Plotting code records:
START
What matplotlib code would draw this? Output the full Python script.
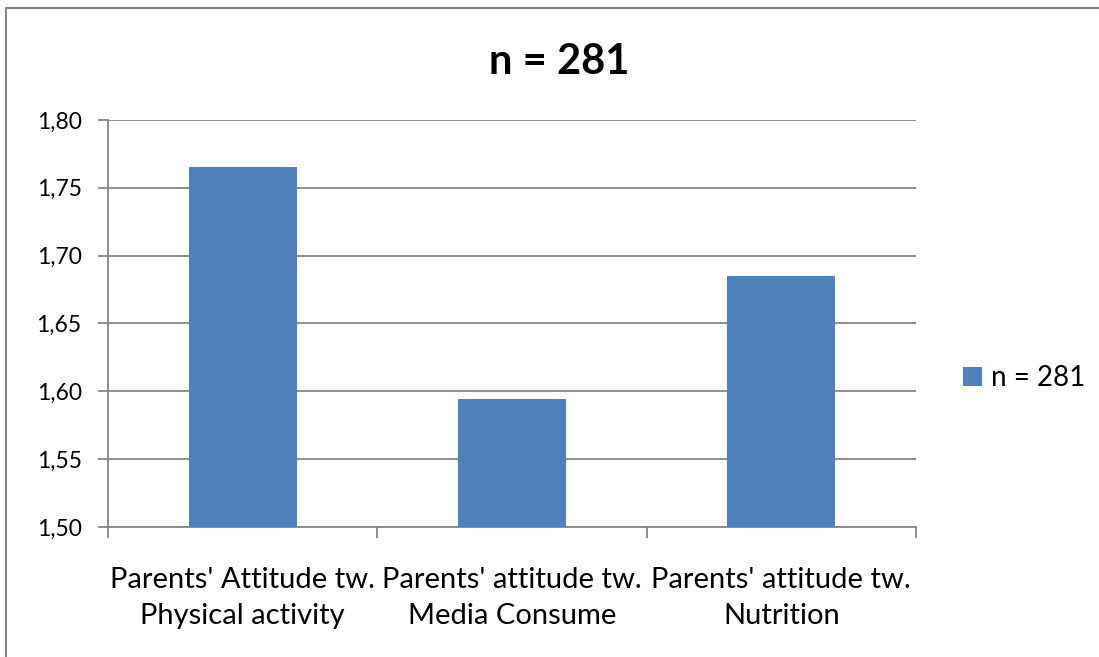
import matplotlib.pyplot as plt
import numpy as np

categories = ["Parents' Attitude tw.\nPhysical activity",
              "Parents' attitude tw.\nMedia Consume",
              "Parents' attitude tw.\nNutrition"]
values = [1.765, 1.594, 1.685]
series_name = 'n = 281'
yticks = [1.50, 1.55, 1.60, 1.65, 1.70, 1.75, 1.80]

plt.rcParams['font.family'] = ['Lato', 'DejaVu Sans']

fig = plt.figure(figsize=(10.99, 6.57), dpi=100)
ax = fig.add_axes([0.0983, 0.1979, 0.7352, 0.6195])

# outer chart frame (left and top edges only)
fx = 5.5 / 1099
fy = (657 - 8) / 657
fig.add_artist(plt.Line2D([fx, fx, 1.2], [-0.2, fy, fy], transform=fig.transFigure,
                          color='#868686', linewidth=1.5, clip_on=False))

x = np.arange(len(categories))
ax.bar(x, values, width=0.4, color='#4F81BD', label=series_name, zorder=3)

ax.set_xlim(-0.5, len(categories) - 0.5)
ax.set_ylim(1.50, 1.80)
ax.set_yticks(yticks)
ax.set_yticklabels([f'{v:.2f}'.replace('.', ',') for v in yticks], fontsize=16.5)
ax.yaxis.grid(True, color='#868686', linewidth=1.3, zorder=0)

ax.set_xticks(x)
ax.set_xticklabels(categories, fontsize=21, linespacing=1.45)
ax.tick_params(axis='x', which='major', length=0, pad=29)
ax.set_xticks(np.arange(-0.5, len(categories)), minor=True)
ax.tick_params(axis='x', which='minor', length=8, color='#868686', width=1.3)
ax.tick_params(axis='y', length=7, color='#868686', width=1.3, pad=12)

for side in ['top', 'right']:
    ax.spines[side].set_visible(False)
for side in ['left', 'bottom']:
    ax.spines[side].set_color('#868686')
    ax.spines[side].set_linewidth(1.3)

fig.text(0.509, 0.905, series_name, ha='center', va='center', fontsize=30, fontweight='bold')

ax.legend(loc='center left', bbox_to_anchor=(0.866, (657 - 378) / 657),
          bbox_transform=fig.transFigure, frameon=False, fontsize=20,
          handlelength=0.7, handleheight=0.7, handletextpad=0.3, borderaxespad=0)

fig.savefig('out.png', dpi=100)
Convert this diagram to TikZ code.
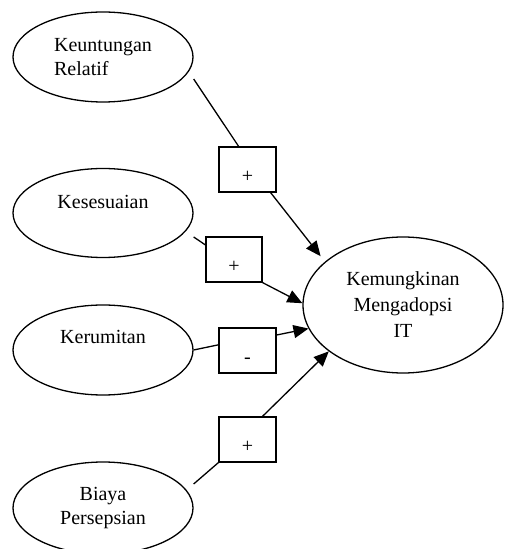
END
## Aim of the task
Pictures in the records should not appear in your copy, but everything else must be transcribed exactly.

## Answer to the problem
What matplotlib code would draw this? Output the full Python script.
import matplotlib.pyplot as plt
import numpy as np

categories = ["Parents' Attitude tw.\nPhysical activity",
              "Parents' attitude tw.\nMedia Consume",
              "Parents' attitude tw.\nNutrition"]
values = [1.765, 1.594, 1.685]
series_name = 'n = 281'
yticks = [1.50, 1.55, 1.60, 1.65, 1.70, 1.75, 1.80]

plt.rcParams['font.family'] = ['Lato', 'DejaVu Sans']

fig = plt.figure(figsize=(10.99, 6.57), dpi=100)
ax = fig.add_axes([0.0983, 0.1979, 0.7352, 0.6195])

# outer chart frame (left and top edges only)
fx = 5.5 / 1099
fy = (657 - 8) / 657
fig.add_artist(plt.Line2D([fx, fx, 1.2], [-0.2, fy, fy], transform=fig.transFigure,
                          color='#868686', linewidth=1.5, clip_on=False))

x = np.arange(len(categories))
ax.bar(x, values, width=0.4, color='#4F81BD', label=series_name, zorder=3)

ax.set_xlim(-0.5, len(categories) - 0.5)
ax.set_ylim(1.50, 1.80)
ax.set_yticks(yticks)
ax.set_yticklabels([f'{v:.2f}'.replace('.', ',') for v in yticks], fontsize=16.5)
ax.yaxis.grid(True, color='#868686', linewidth=1.3, zorder=0)

ax.set_xticks(x)
ax.set_xticklabels(categories, fontsize=21, linespacing=1.45)
ax.tick_params(axis='x', which='major', length=0, pad=29)
ax.set_xticks(np.arange(-0.5, len(categories)), minor=True)
ax.tick_params(axis='x', which='minor', length=8, color='#868686', width=1.3)
ax.tick_params(axis='y', length=7, color='#868686', width=1.3, pad=12)

for side in ['top', 'right']:
    ax.spines[side].set_visible(False)
for side in ['left', 'bottom']:
    ax.spines[side].set_color('#868686')
    ax.spines[side].set_linewidth(1.3)

fig.text(0.509, 0.905, series_name, ha='center', va='center', fontsize=30, fontweight='bold')

ax.legend(loc='center left', bbox_to_anchor=(0.866, (657 - 378) / 657),
          bbox_transform=fig.transFigure, frameon=False, fontsize=20,
          handlelength=0.7, handleheight=0.7, handletextpad=0.3, borderaxespad=0)

fig.savefig('out.png', dpi=100)
Convert this diagram to TikZ code.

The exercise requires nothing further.